UCC continues — and expands — its ways to be anti-racist
In 2020, a police officer murdered George Floyd — and interest in dismantling racism spiked in the United Church of Christ.
A year later, that interest is still high. And the UCC still offers four ways to become deliberately anti-racist. People can:
- Apply now to become a facilitator of “Sacred Conversations to End Racism,” also known as SC2ER. The curriculum’s creator, the Rev. Velda Love, will train 26 facilitators next year. The application form, found here, is due Dec. 31. The yearlong training starts Jan. 25, 2022.
- Request an SC2ER workshop as part of a congregation’s anti-racist work. Churches can email Love to consult about dates. She will design and lead the workshop — or, if unavailable, will suggest a facilitator to do so. There are 42 trained facilitators in the U.S. and one in Germany.
- Apply here to take part in an intensive, two-day workshop version of SC2ER.
- Get “White Privilege: Let’s Talk — A Resource for Transformational Dialogue.” It’s an earlier entry in the UCC’s list of anti-racism resources, available since 2016. A free download is available from UCC Resources or from the curriculum’s own web page.
And a new opportunity, coming soon, will build on all of this programming. “Join the Movement Toward Racial Justice,” announced in July at General Synod and expected to launch fully by the end of 2021, has a preliminary website up. There, people can sign up now to “answer God’s call to be an anti-racist church.” Those who do will receive racial-justice alerts, have a place to share their own racial-justice stories, and more. Love, the UCC’s minister for racial justice, was recently appointed to lead Join the Movement as well.
Applications welcome
The main emphasis at the moment is to get more people trained, vetted and certified as SC2ER facilitators, Love said. She reviews applications with several factors in mind. Among them, she said, is “experience with addressing racism among communities of color in general and anti-Black racism in particular,” she said.
“Other considerations include experiences within racial justice movements, advocacy, and activism participation. Local church contributions towards racial justice, such as leading or active participation in racial justice groups and organizations, are extremely important.”
She said trainees make commitments to:
- Study “critical race history and its impact on contemporary racism. A deep dive into critical race history informs SC2ER trainees how to feel the work, respond to acts of racism, reeducate others, and correct narratives that are specifically culture-centered.”
- Embark “on a life-long restorative racial justice journey towards dismantling white supremacy ideology, colonialism, governmental policies, intentional violence against communities of color, and targeted abuses and murders of people of African descent.”

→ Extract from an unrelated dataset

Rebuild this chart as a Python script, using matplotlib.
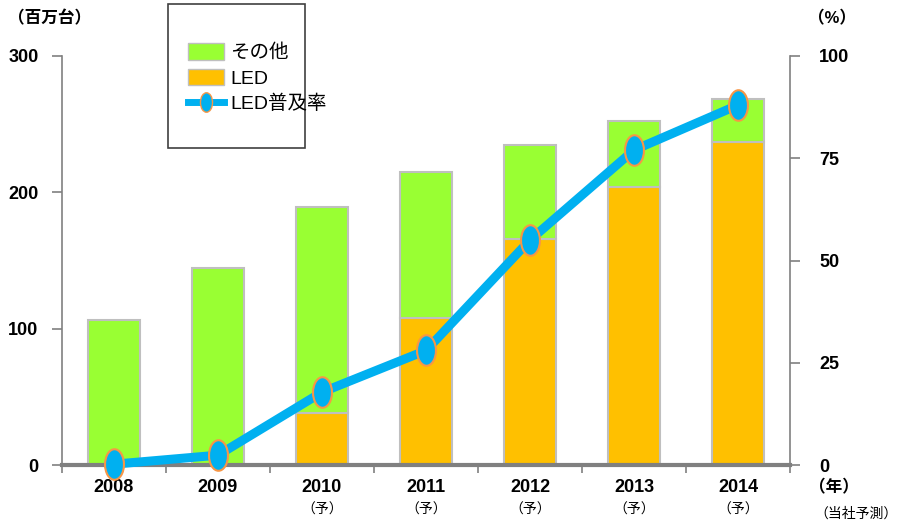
import matplotlib
matplotlib.use("Agg")
import matplotlib.pyplot as plt
import numpy as np
from matplotlib.path import Path
from matplotlib.patches import Rectangle, Patch
from matplotlib.lines import Line2D

plt.rcParams['font.family'] = ['Liberation Sans', 'Noto Sans CJK JP', 'DejaVu Sans']

years = ['2008', '2009', '2010', '2011', '2012', '2013', '2014']
forecast = ['', '', '（予）', '（予）', '（予）', '（予）', '（予）']
total = [106, 144.5, 189, 215, 235, 252, 268.5]
led = [0, 0, 38, 108, 166, 204, 237]
led_rate = [0.2, 2.4, 17.8, 28, 55, 77, 88]

other = [t - l for t, l in zip(total, led)]

green = '#99FF33'
orange = '#FFC000'
blue = '#00B0F0'
edge = '#BFBFBF'

# tall ellipse marker
circ = Path.unit_circle()
ell = Path(circ.vertices * np.array([0.62, 1.0]), circ.codes)

fig = plt.figure(figsize=(9.02, 5.25), dpi=100)
ax = fig.add_axes([62 / 902, 60 / 525, 728 / 902, 409 / 525])
ax2 = ax.twinx()

x = np.arange(len(years))
ax.bar(x, led, width=0.5, color=orange, edgecolor=edge, linewidth=1.5, zorder=2)
ax.bar(x, other, bottom=led, width=0.5, color=green, edgecolor=edge, linewidth=1.5, zorder=2)

ax2.plot(x, led_rate, color=blue, linewidth=6.5, marker=ell, markersize=22,
         markerfacecolor=blue, markeredgecolor='#F79646', markeredgewidth=1.5,
         solid_capstyle='butt', zorder=5, clip_on=False)

ax.set_xlim(-0.5, 6.5)
ax.set_ylim(0, 300)
ax2.set_ylim(0, 100)

ax.set_yticks([0, 100, 200, 300])
ax.set_yticklabels(['0', '100', '200', '300'], fontsize=13, fontweight='bold')
ax2.set_yticks([0, 25, 50, 75, 100])
ax2.set_yticklabels(['0', '25', '50', '75', '100'], fontsize=13, fontweight='bold')

ax.set_xticks(np.arange(-0.5, 7, 1))
ax.set_xticklabels([])
ax.set_xticks(x, minor=True)
ax.set_xticklabels(years, minor=True, fontsize=13, fontweight='bold')
ax.tick_params(axis='x', which='minor', length=0, pad=10)
ax.tick_params(axis='x', which='major', length=6, color='#808080', width=1.2)
ax.tick_params(axis='y', length=7, color='#808080', width=1.2, pad=10)
ax2.tick_params(axis='y', length=7, color='#808080', width=1.2, pad=14)

for s in ['top']:
    ax.spines[s].set_visible(False)
    ax2.spines[s].set_visible(False)
ax.spines['right'].set_visible(False)
ax2.spines['left'].set_visible(False)
ax2.spines['bottom'].set_visible(False)
ax.spines['left'].set_color('#808080')
ax.spines['left'].set_linewidth(1.2)
ax2.spines['right'].set_color('#808080')
ax2.spines['right'].set_linewidth(1.2)
ax.spines['bottom'].set_color('#808080')
ax.spines['bottom'].set_linewidth(3)

for i, f in enumerate(forecast):
    if f:
        ax.text(x[i], -0.11, f, transform=ax.get_xaxis_transform(), ha='center',
                va='center', fontsize=10)

fig.text(8 / 902, 1 - 18 / 525, '（百万台）', fontsize=12, fontweight='bold', va='center')
fig.text(832 / 902, 1 - 18 / 525, '（%）', fontsize=12, fontweight='bold', va='center', ha='center')
fig.text(834 / 902, 1 - 487 / 525, '（年）', fontsize=12, fontweight='bold', va='center', ha='center')
fig.text(898 / 902, 1 - 514 / 525, '（当社予測）', fontsize=10, va='center', ha='right')

# legend box
fig.patches.append(Rectangle((168 / 902, 1 - 148 / 525), 137 / 902, 144 / 525,
                             transform=fig.transFigure, facecolor='white',
                             edgecolor='#404040', linewidth=1.2, zorder=10))
handles = [Patch(facecolor=green, edgecolor=edge),
           Patch(facecolor=orange, edgecolor=edge),
           Line2D([], [], color=blue, linewidth=5, marker=ell, markersize=14,
                  markerfacecolor=blue, markeredgecolor='#F79646')]
leg = fig.legend(handles, ['その他', 'LED', 'LED普及率'], loc='upper left',
                 bbox_to_anchor=(170 / 902, 1 - 26 / 525), frameon=False,
                 fontsize=14, handlelength=1.9, handleheight=0.9,
                 handletextpad=0.3, labelspacing=0.35)
leg.set_zorder(11)

fig.savefig('out.png', dpi=100)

- Journey together “as a learning community.” “The goal is to remain actively engaged beyond the initial year of training,” Love said. “There are approximately 500-plus years to uncover, historical narratives to correct, and strategies to develop to address the reversal of civil and human rights for people of color in the U.S.”

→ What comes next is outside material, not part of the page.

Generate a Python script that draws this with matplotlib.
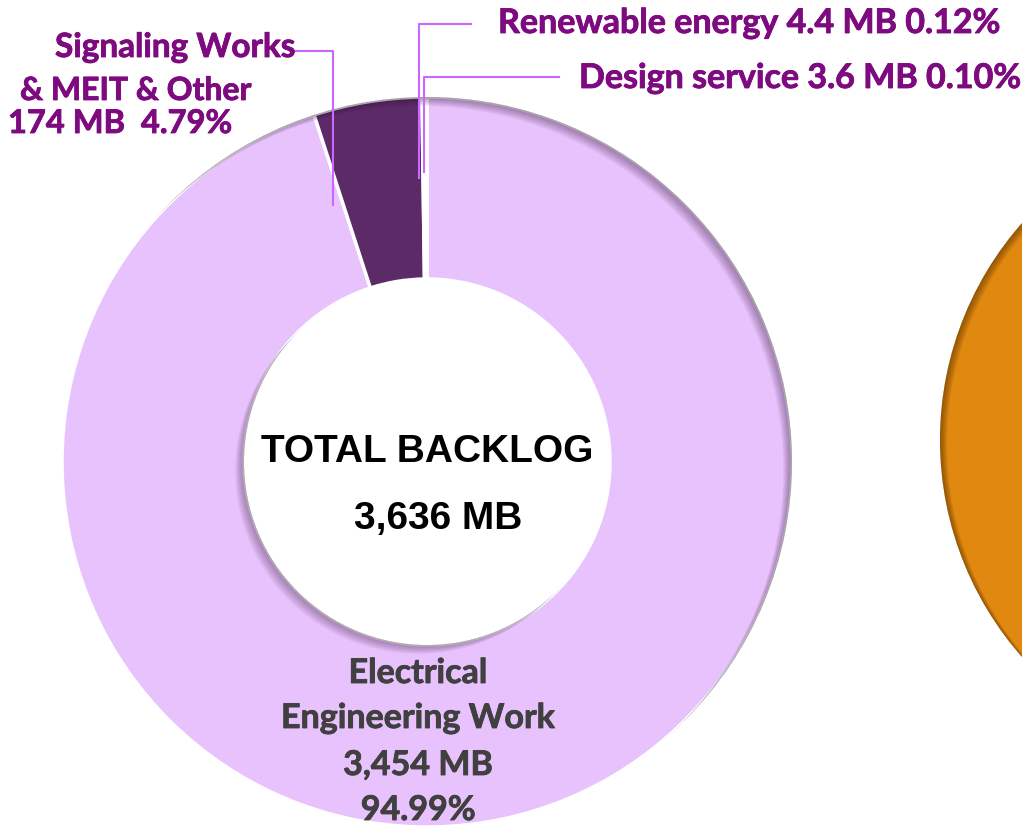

A hundred people applied for the 2021 training cohort. Sixty of them are now taking the twice-monthly training workshops. Those who successfully complete the year will join an existing list of 34 trained in 2020 and nine trained in 2019.
‘Transformative vision’
The facilitators are helping to answer the demand for anti-racism education that boomed in 2020, after Floyd’s May 25 murder by then-Minneapolis Police Officer Derek Chauvin. Many of them assisted Love in leading a series of special five-week, online SC2ER “Institutes.” Offered quarterly from summer 2020 through the winter of 2021, the five-week intensives drew some 400 pastors and laypeople.
Those intensives have ended, but SC2ER offerings continue. Besides the two-day workshops, Love welcomes requests from local congregations and wider church bodies for specific SC2ER workshops and preaching engagements. Since 2017, dozens of them have been offered at:
- UCC local churches
- UCC Conference and Association annual meetings
- Ecumenical conferences
- National UCC board meetings
The point, Love said, is “to enter into dialogue, advocacy, and activism towards dismantling racism” — not as an end in itself, but as the beginning of a lifelong process. “Anti-racism work,” she said, “involves an inward interrogation of biases, prejudices, internalized white supremacy, internalized racism beliefs, and overt racist behaviors.”

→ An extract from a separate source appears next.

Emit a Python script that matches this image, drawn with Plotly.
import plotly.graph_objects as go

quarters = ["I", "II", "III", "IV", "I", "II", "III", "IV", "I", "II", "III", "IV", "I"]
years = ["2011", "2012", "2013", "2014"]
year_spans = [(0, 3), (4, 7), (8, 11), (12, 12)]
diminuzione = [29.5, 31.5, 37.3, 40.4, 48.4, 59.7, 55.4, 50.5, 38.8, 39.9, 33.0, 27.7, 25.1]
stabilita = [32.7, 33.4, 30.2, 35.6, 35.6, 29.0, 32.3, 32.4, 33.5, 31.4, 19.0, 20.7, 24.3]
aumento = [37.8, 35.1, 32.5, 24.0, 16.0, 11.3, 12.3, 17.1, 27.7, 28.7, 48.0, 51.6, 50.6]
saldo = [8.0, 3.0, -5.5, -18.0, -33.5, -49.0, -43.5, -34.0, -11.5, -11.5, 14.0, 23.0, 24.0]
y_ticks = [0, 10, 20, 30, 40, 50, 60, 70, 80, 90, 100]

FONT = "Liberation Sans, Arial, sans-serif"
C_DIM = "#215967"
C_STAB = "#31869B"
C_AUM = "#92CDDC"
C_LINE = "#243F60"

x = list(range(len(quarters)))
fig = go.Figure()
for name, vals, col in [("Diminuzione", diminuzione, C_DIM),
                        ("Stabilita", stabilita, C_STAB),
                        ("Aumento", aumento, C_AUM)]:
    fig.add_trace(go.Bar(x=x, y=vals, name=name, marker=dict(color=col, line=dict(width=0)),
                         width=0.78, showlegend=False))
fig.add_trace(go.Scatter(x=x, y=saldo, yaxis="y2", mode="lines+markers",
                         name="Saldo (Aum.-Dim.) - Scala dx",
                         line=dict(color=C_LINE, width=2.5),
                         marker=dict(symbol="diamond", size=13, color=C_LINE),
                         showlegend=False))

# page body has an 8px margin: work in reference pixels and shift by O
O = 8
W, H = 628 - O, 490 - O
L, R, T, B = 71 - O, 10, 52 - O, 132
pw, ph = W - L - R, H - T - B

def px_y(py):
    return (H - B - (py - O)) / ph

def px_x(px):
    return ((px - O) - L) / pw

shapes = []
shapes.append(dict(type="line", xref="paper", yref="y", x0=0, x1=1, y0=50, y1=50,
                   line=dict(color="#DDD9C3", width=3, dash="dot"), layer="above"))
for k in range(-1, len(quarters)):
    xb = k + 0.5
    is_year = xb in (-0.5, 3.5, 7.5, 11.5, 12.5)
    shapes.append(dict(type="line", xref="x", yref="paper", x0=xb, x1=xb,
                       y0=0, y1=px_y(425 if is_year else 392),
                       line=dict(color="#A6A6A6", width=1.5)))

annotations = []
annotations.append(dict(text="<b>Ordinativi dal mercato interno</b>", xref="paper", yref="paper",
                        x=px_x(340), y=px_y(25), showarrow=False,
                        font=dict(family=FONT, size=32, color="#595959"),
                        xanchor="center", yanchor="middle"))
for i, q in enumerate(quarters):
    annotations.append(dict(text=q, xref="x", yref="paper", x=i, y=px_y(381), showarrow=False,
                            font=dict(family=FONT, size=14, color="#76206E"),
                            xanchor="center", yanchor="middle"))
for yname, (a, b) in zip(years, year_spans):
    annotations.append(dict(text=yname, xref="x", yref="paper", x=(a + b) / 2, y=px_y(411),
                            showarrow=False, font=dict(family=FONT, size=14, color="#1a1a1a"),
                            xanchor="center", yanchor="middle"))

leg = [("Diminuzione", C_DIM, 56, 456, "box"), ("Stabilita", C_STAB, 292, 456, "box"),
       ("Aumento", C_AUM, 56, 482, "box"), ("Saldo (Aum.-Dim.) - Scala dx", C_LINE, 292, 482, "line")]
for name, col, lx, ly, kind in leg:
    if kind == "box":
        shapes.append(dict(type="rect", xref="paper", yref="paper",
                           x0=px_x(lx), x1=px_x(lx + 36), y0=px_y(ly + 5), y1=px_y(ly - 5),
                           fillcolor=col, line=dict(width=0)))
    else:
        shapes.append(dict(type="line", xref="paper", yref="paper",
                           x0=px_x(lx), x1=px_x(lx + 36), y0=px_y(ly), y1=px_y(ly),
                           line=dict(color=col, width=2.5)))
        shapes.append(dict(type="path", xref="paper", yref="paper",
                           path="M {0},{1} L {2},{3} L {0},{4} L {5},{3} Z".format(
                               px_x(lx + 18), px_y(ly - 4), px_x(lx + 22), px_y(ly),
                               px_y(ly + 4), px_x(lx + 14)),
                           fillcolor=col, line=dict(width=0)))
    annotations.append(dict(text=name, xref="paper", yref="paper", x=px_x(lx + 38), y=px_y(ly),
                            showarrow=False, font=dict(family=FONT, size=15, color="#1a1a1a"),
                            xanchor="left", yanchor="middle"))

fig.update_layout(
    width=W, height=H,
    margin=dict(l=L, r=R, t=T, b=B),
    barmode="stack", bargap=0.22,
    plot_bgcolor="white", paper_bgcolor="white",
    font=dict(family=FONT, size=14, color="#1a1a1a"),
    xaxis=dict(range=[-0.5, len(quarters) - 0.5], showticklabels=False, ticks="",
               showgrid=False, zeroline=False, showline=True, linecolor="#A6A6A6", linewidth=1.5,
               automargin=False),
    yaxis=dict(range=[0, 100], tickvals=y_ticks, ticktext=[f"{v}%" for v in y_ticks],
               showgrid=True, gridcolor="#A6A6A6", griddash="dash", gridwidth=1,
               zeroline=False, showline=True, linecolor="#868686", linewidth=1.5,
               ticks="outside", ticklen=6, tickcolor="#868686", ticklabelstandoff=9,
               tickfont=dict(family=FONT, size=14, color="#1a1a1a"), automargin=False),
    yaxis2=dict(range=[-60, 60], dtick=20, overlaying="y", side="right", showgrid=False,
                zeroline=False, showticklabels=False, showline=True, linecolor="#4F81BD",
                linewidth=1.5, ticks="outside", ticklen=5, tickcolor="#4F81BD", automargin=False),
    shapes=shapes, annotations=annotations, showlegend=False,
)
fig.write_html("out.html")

That work is hard but rewarding, said the Rev. Clare Twomey, pastor of Vista Grande UCC, Colorado Springs, Colo. She took the facilitator training in 2019. “To be clear, it is the most difficult course of study in which I have ever participated,” she said — and, “it has been the most liberating.”
“Sacred Conversations is an unprecedented invitation to be part of a transformative vision whose goal is to eradicate racism,” Twomey said. The process, she said, “requires commitment to study, a listening heart, a desire to share what you’ve learned and an immense amount of humility. I promise you will never be the same.”